Nonuniform seismic unzipping of East Anatolian Fault reveals supercycle behavior

Devastating earthquakes continue to surprise scientists, especially when they exhibit unexpected characteristics, such as the 2023 doublet of Mw>7.5 earthquakes in a day along the same fault system in eastern Türkiye. These earthquakes struck the East Anatolian Fault, a major >600 km long tectonic boundary, separating the Anatolian, Arabian, and Eurasian plates, resulting in approximately 60,000 fatalities in Türkiye and Syria and causing more slip than expected. Occurrences of temporally and spatially close earthquakes are hence rare and unmissable opportunities to advance our understanding of active fault mechanics and regional hazard. Such superevents could be part of a supercycle, wherein the likelihood of a large earthquake is determined by accumulated strain rather than time since past earthquakes.
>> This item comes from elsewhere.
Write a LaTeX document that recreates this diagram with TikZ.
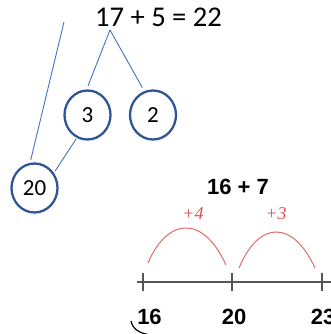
\documentclass[tikz,border=0pt]{standalone}
\usepackage{fontspec}
\setmainfont{Carlito}
\newfontfamily\arialb{Liberation Sans}
\newfontfamily\timesi{Liberation Serif}
\usetikzlibrary{shapes.geometric,calc}
\definecolor{lineblue}{HTML}{4472C4}
\definecolor{ringblue}{HTML}{2F5597}
\definecolor{jumpred}{HTML}{D9534F}
\definecolor{axisgray}{HTML}{555555}
\tikzset{
  part/.style={ellipse,draw=ringblue,line width=2.3pt,minimum width=46pt,minimum height=49pt,inner sep=0pt,font=\fontsize{23}{23}\selectfont}, % split number
  link/.style={lineblue,line width=0.9pt},                   % tree branch
  jump/.style={jumpred!85,line width=1pt},                   % hop on the line
  hoplbl/.style={jumpred,font=\timesi\itshape\fontsize{18}{18}\selectfont},
  numlbl/.style={font=\arialb\bfseries\fontsize{22}{22}\selectfont},
  axis/.style={axisgray,line width=2pt},
  tick/.style={axisgray,line width=1.2pt},
}
\begin{document}
\begin{tikzpicture}[x=1pt,y=-1pt]
  \clip (0,0) rectangle (331,334);
  % partition of 17 + 5
  \node[font=\fontsize{28.6}{28.6}\selectfont] (sum) at (158.5,17) {17 + 5 = 22};
  \coordinate (fork) at (110,30);
  \coordinate (top) at (64,22);
  \node[part] (c3) at (87.5,115) {3};
  \node[part] (c2) at (153,115) {2};
  \node[part] (c20) at (34.5,188) {20};
  \draw[link,shorten >=4pt] (fork) -- (c3.92);
  \draw[link,shorten >=4pt] (fork) -- (c2.110);
  \draw[link,shorten >=3pt] (top) -- (c20.100);
  \draw[link,shorten <=1pt,shorten >=2pt] (c3.245) -- (c20.38);
  % number line 16 + 7
  \node[numlbl] (ttl) at (238,187) {16 + 7};
  \coordinate (t16) at (143,282);
  \coordinate (t20) at (232,282);
  \coordinate (t23) at (322,282);
  \draw[axis] (137,282) -- (331,282);
  \foreach \t in {t16,t20,t23} \draw[tick] ($(\t)+(0,-9)$) -- ($(\t)+(0,9)$);
  \draw[jump] (148,263) .. controls (168,216) and (204,216) .. (226,265);
  \draw[jump] (239,268) .. controls (259,220) and (293,220) .. (315,268);
  \node[hoplbl] (h4) at (193,214) {+4};
  \node[hoplbl] (h3) at (276,214) {+3};
  \node[numlbl] (n16) at (149.5,317) {16};
  \node[numlbl] (n20) at (234,317) {20};
  \node[numlbl] (n23) at (323,317) {23};
  \draw[line width=1.2pt] (131,321) .. controls (133,330) and (140,333) .. (150,335);
\end{tikzpicture}
\end{document}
To advance our understanding of multiple earthquakes along fault systems and hence of seismic supercycles, we compare tectonic and seismological features of the two 2023 earthquake sequences near Pazarcik and Elbistan with those of the two previous Mw≥6.1 sequences, which occurred in 2010 and 2020, respectively, near Elâzığ along the northeastern East Anatolian Fault. We examined the four strong sequences along the East Anatolian Fault within a multimillennial context of historical seismicity and discovered progressively younger and nonuniform earthquakes moving southwestward. This pattern corresponds to a general progression and dispersion of seismic ruptures southwestward and we use it as a proxy to understand the mechanism of at least two major supercycles identified over the last two millennia. The supercycles evolved from the northeast spreading southwestward with an increasing number of earthquakes. Earthquakes to the northeast are spatially and kinematically well channelized along the main fault, efficiently translating slip toward the southwest, where dispersed and kinematically nonuniform earthquakes are triggered by the push from the northeast, until a new supercycle restarts from the northeast. Insights from recent events offer a crucial framework for interpreting past supercycles and enhancing seismic hazard assessment, providing essential guidance for future mitigation strategies.